On Thursday, folks from York County Community Action Corp. took a walk through the former Children’s Center, the home of a longtime child care program that closed in September due to financial constraints.
The building is structurally sound, but needs some renovation – new windows, a new roof, updated electric heating systems, updated restrooms and some interior redesign to accommodate new programs.
YCCAC Director Barbara Crider estimates it will take about $2 million to finance the renovations.
A planning grant from the J.T. Gorman Foundation means an architect is at the ready; YCCAC hopes to soon have drawings and a more defined estimate of costs. Then they’ll launch a plan for capital funding to get the work done.
YCCAC bought the building in October and began developing the plan, which would see each group have its own space and program but come together with the other groups periodically for activity. The plan currently calls for slots for 50 children and 25 adults.
Crider said a program for seniors who can’t be alone all day will provide services they need, along with peace of mind and respite for caregivers.
There also remains a need for affordable child care for families with children from infancy to age 5, she said.
“To me, this is a novel way to care for your community,” said Betty Graffam, who recently retired as director of YCCAC’s Head Start program, and has been hired to focus on the new center.
YCCAC is hoping the community will agree with Graffam’s assessment and come together to support the proposal.
Studies undertaken by YCCAC show there are 7,000 people in Sanford and six surrounding areas over age 65, and that nearly a third of them live alone.
With Maine’s dementia rate pegged at 1 in 8, according to YCCAC, that means about 850 people locally may be living with the disease.
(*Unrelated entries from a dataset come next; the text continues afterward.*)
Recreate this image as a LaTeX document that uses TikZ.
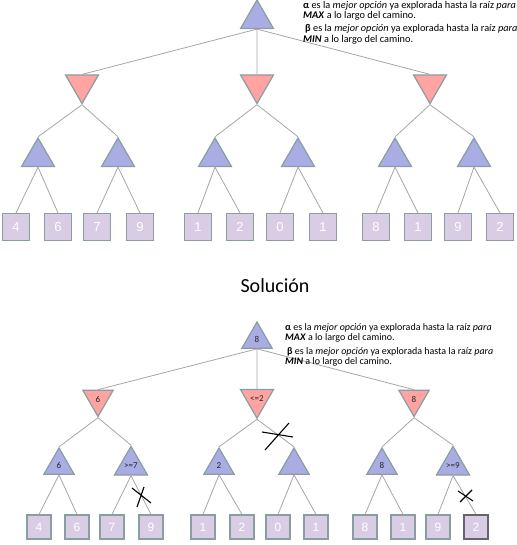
\documentclass[tikz,border=0pt]{standalone}
\usepackage{fontspec}
\setmainfont{Carlito}
\newfontfamily\leaffont{Liberation Sans}
\usetikzlibrary{shapes.geometric}

\definecolor{maxfill}{HTML}{A9ADE3}
\definecolor{minfill}{HTML}{FFA3A3}
\definecolor{leaffill}{HTML}{D9CDE5}
\definecolor{nodeborder}{HTML}{8A9DA0}
\definecolor{edgegray}{HTML}{A6A6A6}

\tikzset{
  maxnode/.style={regular polygon, regular polygon sides=3, minimum size=38pt, inner sep=0pt,
    fill=maxfill, draw=nodeborder, line width=1.2pt, text=black!85, font=\fontsize{9}{9}\selectfont},
  minnode/.style={maxnode, fill=minfill, shape border rotate=180},
  leaf/.style={rectangle, minimum size=27pt, inner sep=0pt, fill=leaffill, draw=nodeborder,
    line width=1.2pt, text=white, font=\leaffont\fontsize{13}{13}\selectfont},
  edge/.style={draw=edgegray, line width=0.8pt},
  cut/.style={line width=1.1pt, black},
  nota/.style={anchor=north west, align=left, inner sep=0pt, font=\fontsize{10.3}{10.5}\selectfont},
}

\begin{document}
\begin{tikzpicture}[x=1pt, y=-1pt]
\useasboundingbox (0,0) rectangle (516,545);

%arbol de la pregunta
\node[maxnode] (root) at (257,19) {};
\node[minnode] (mn1) at (82,84.5) {};
\node[minnode] (mn2) at (257,84.5) {};
\node[minnode] (mn3) at (430,84.5) {};
\node[maxnode] (mx1) at (38,157) {};
\node[maxnode] (mx2) at (118,157) {};
\node[maxnode] (mx3) at (215,157) {};
\node[maxnode] (mx4) at (298,157) {};
\node[maxnode] (mx5) at (395,157) {};
\node[maxnode] (mx6) at (474,157) {};
\node[leaf] (h1) at (16,227) {4};
\node[leaf] (h2) at (58,227) {6};
\node[leaf] (h3) at (97,227) {7};
\node[leaf] (h4) at (140,227) {9};
\node[leaf] (h5) at (198,227) {1};
\node[leaf] (h6) at (240,227) {2};
\node[leaf] (h7) at (280,227) {0};
\node[leaf] (h8) at (323,227) {1};
\node[leaf] (h9) at (376,227) {8};
\node[leaf] (h10) at (418,227) {1};
\node[leaf] (h11) at (458,227) {9};
\node[leaf] (h12) at (500,227) {2};

\draw[edge] (root.south) -- (mn1.north) (root.south) -- (mn2.north) (root.south) -- (mn3.north);
\draw[edge] (mn1.south) -- (mx1.north) (mn1.south) -- (mx2.north);
\draw[edge] (mn2.south) -- (mx3.north) (mn2.south) -- (mx4.north);
\draw[edge] (mn3.south) -- (mx5.north) (mn3.south) -- (mx6.north);
\draw[edge] (mx1.south) -- (h1.north) (mx1.south) -- (h2.north);
\draw[edge] (mx2.south) -- (h3.north) (mx2.south) -- (h4.north);
\draw[edge] (mx3.south) -- (h5.north) (mx3.south) -- (h6.north);
\draw[edge] (mx4.south) -- (h7.north) (mx4.south) -- (h8.north);
\draw[edge] (mx5.south) -- (h9.north) (mx5.south) -- (h10.north);
\draw[edge] (mx6.south) -- (h11.north) (mx6.south) -- (h12.north);

\node[nota] (notaA) at (303,1) {\textbf{α} es la \textit{mejor opción} ya explorada hasta la raíz \textit{para}\\
  \textbf{\textit{MAX}} a lo largo del camino.\\[2.5pt]
  \hspace{2pt}\textbf{β} es la \textit{mejor opción} ya explorada hasta la raíz \textit{para}\\
  \textbf{\textit{MIN}} a lo largo del camino.};

\node[font=\fontsize{20}{24}\selectfont] (titulo) at (275,286) {Solución};

%arbol de la solucion
\begin{scope}[maxnode/.append style={minimum size=35pt},
              leaf/.append style={minimum size=24pt, font=\leaffont\fontsize{12}{12}\selectfont}]
\node[maxnode] (sroot) at (257,339.5) {8};
\node[minnode] (smn1) at (98,399) {6};
\node[minnode] (smn2) at (257,399) {<=2};
\node[minnode] (smn3) at (414,399) {8};
\node[maxnode] (smx1) at (59,465.5) {6};
\node[maxnode] (smx2) at (131,465.5) {>=7};
\node[maxnode] (smx3) at (219,465.5) {2};
\node[maxnode] (smx4) at (294,465.5) {};
\node[maxnode] (smx5) at (382,465.5) {8};
\node[maxnode] (smx6) at (453,465.5) {>=9};
\node[leaf] (sh1) at (39,527) {4};
\node[leaf] (sh2) at (77,527) {6};
\node[leaf] (sh3) at (112,527) {7};
\node[leaf] (sh4) at (151,527) {9};
\node[leaf] (sh5) at (203,527) {1};
\node[leaf] (sh6) at (242,527) {2};
\node[leaf] (sh7) at (278,527) {0};
\node[leaf] (sh8) at (316,527) {1};
\node[leaf] (sh9) at (365,527) {8};
\node[leaf] (sh10) at (403,527) {1};
\node[leaf] (sh11) at (438,527) {9};
\node[leaf, draw=black!60, line width=1.6pt] (sh12) at (476,527) {2};
\end{scope}

\draw[edge] (sroot.south) -- (smn1.north) (sroot.south) -- (smn2.north) (sroot.south) -- (smn3.north);
\draw[edge] (smn1.south) -- (smx1.north) (smn1.south) -- (smx2.north);
\draw[edge] (smn2.south) -- (smx3.north) (smn2.south) -- (smx4.north);
\draw[edge] (smn3.south) -- (smx5.north) (smn3.south) -- (smx6.north);
\draw[edge] (smx1.south) -- (sh1.north) (smx1.south) -- (sh2.north);
\draw[edge] (smx2.south) -- (sh3.north) (smx2.south) -- (sh4.north);
\draw[edge] (smx3.south) -- (sh5.north) (smx3.south) -- (sh6.north);
\draw[edge] (smx4.south) -- (sh7.north) (smx4.south) -- (sh8.north);
\draw[edge] (smx5.south) -- (sh9.north) (smx5.south) -- (sh10.north);
\draw[edge] (smx6.south) -- (sh11.north) (smx6.south) -- (sh12.north);

\node[nota, font=\fontsize{10}{10.5}\selectfont] (notaB) at (285,323) {\textbf{α} es la \textit{mejor opción} ya explorada hasta la raíz \textit{para}\\
  \textbf{\textit{MAX}} a lo largo del camino.\\[3pt]
  \hspace{2pt}\textbf{β} es la \textit{mejor opción} ya explorada hasta la raíz \textit{para}\\
  \textbf{\textit{MIN}} a lo largo del camino.};

%podas
\draw[cut] (132,488) -- (151,503) (144,487) -- (137,507);
\draw[cut] (262,432) -- (293,437) (289,423) -- (265,450);
\draw[cut] (458,491) -- (473,501) (472,490) -- (460,502);
\end{tikzpicture}
\end{document}
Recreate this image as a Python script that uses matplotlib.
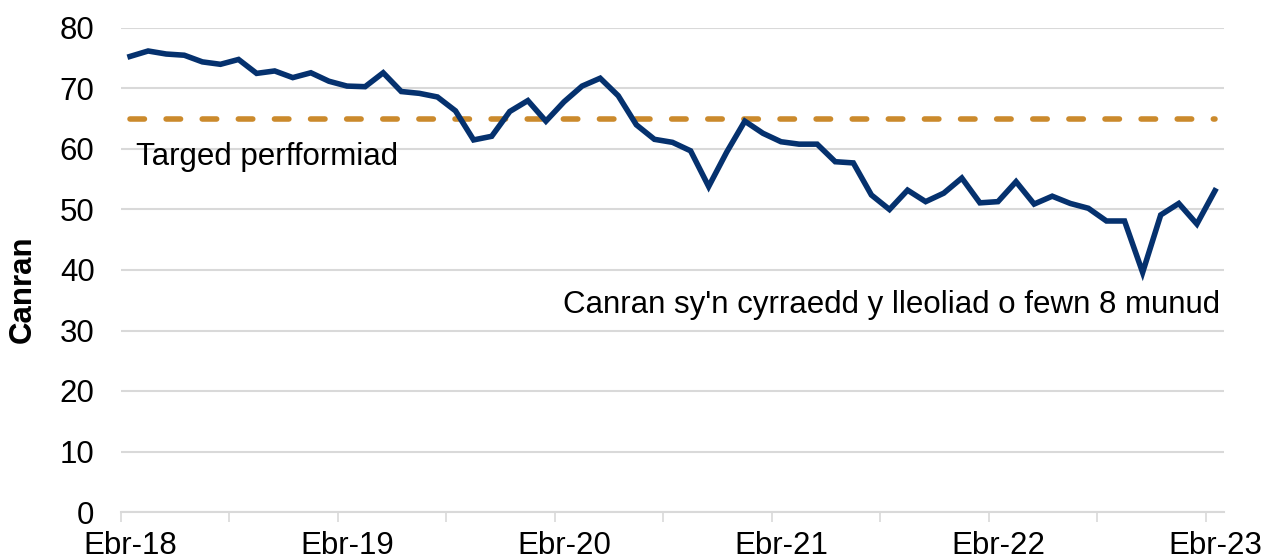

Nursing home and assisted living capacity locally is about 300, according to the study.
As well, since Child Care Services of York County closed the Children’s Center after 40 years, available child care has become more limited in the area.
The two-story building has entrances at both levels. Seniors’ programs would be on the ground floor, with children’s programming on the lower level.
“I’d love to see an atrium,” said Graffam, as she looked out a bank of windows to a space she envisions sporting raised bed gardens that the seniors and youngsters could plant and weed together.
Crider said even at the times when the two groups don’t interact, there is evidence that seniors who can see and hear children playing have lower blood pressure, among other benefits.